═══ Data segment ═══

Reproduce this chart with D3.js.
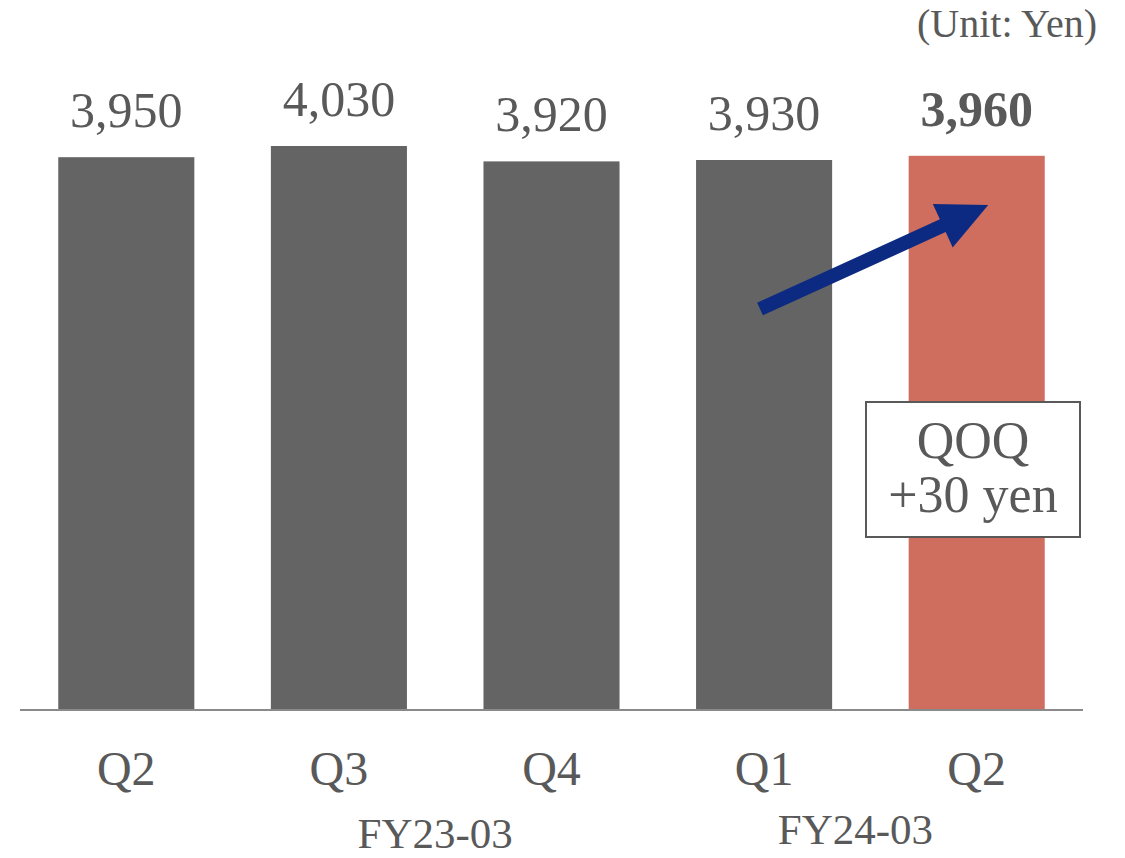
<!DOCTYPE html>
<html>
<head>
<meta charset="utf-8">
<script src="https://cdn.jsdelivr.net/npm/d3@7"></script>
<style>
  html, body { margin: 0; padding: 0; background: #fff; }
  svg { display: block; }
  text { font-family: "Liberation Serif", "DejaVu Serif", serif; fill: #595959; }
</style>
</head>
<body>
<svg id="chart" width="1125" height="858"></svg>
<script>
const categories = ["Q2", "Q3", "Q4", "Q1", "Q2"];
const values = [3950, 4030, 3920, 3930, 3960];
const valueLabels = ["3,950", "4,030", "3,920", "3,930", "3,960"];
const fiscalYears = ["FY23-03", "FY24-03"];
const unitLabel = "(Unit: Yen)";
const annotationLines = ["QOQ", "+30 yen"];

const svg = d3.select("#chart");
const baseY = 710;

const x = d3.scaleBand()
  .domain(d3.range(categories.length))
  .range([20, 1083])
  .paddingInner(0.36)
  .paddingOuter(0.18);
const y = d3.scaleLinear().domain([0, 4030]).range([baseY, 146]);
const bw = x.bandwidth();
const last = values.length - 1;

// bars
svg.append("g").selectAll("rect")
  .data(values)
  .join("rect")
  .attr("x", (d, i) => x(i))
  .attr("y", d => y(d))
  .attr("width", bw)
  .attr("height", d => baseY - y(d))
  .attr("fill", (d, i) => i === last ? "#cf6e5f" : "#646464");

// axis line
svg.append("line")
  .attr("x1", 20).attr("x2", 1083)
  .attr("y1", baseY).attr("y2", baseY)
  .attr("stroke", "#8a8a8a").attr("stroke-width", 2);

// value labels
svg.append("g").selectAll("text")
  .data(values)
  .join("text")
  .attr("x", (d, i) => x(i) + bw / 2)
  .attr("y", d => y(d) - 30)
  .attr("text-anchor", "middle")
  .attr("font-size", 50)
  .attr("font-weight", (d, i) => i === last ? "bold" : "normal")
  .text((d, i) => valueLabels[i]);

// category labels
svg.append("g").selectAll("text")
  .data(categories)
  .join("text")
  .attr("x", (d, i) => x(i) + bw / 2)
  .attr("y", 785)
  .attr("text-anchor", "middle")
  .attr("font-size", 48)
  .text(d => d);

// fiscal year labels
const fyPos = [
  { x: (x(1) + x(2) + bw) / 2 - 10, y: 848 },
  { x: (x(3) + x(4) + bw) / 2 - 15, y: 844 }
];
svg.append("g").selectAll("text")
  .data(fiscalYears)
  .join("text")
  .attr("x", (d, i) => fyPos[i].x)
  .attr("y", (d, i) => fyPos[i].y)
  .attr("text-anchor", "middle")
  .attr("font-size", 43)
  .text(d => d);

// unit label
svg.append("text")
  .attr("x", 1097).attr("y", 37)
  .attr("text-anchor", "end")
  .attr("font-size", 40)
  .text(unitLabel);

// arrow
const x0 = x(3) + bw * 0.47, y0 = 309;
const x1 = x(4) + bw * 0.585, y1 = 205;
const ang = Math.atan2(y1 - y0, x1 - x0);
const len = Math.hypot(x1 - x0, y1 - y0);
const headLen = 50, headHalf = 24, shaftHalf = 7;
const arrowPts = [
  [0, -shaftHalf], [len - headLen, -shaftHalf], [len - headLen, -headHalf],
  [len, 0], [len - headLen, headHalf], [len - headLen, shaftHalf], [0, shaftHalf]
];
svg.append("polygon")
  .attr("points", arrowPts.map(p => p.join(",")).join(" "))
  .attr("transform", `translate(${x0},${y0}) rotate(${ang * 180 / Math.PI})`)
  .attr("fill", "#0d2a82");

// annotation box
const bx = 866, by = 402, bW = 214, bH = 135;
svg.append("rect")
  .attr("x", bx).attr("y", by).attr("width", bW).attr("height", bH)
  .attr("fill", "#fff").attr("stroke", "#595959").attr("stroke-width", 2);
svg.append("g").selectAll("text")
  .data(annotationLines)
  .join("text")
  .attr("x", bx + bW / 2)
  .attr("y", (d, i) => [458, 512][i])
  .attr("text-anchor", "middle")
  .attr("font-size", 52)
  .text(d => d);
</script>
</body>
</html>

═══

Problem requirements: Search the data for the string "chart". List each line that has it.

Solution below:
Reproduce this chart with D3.js.
<svg id="chart" width="1125" height="858"></svg>
const svg = d3.select("#chart");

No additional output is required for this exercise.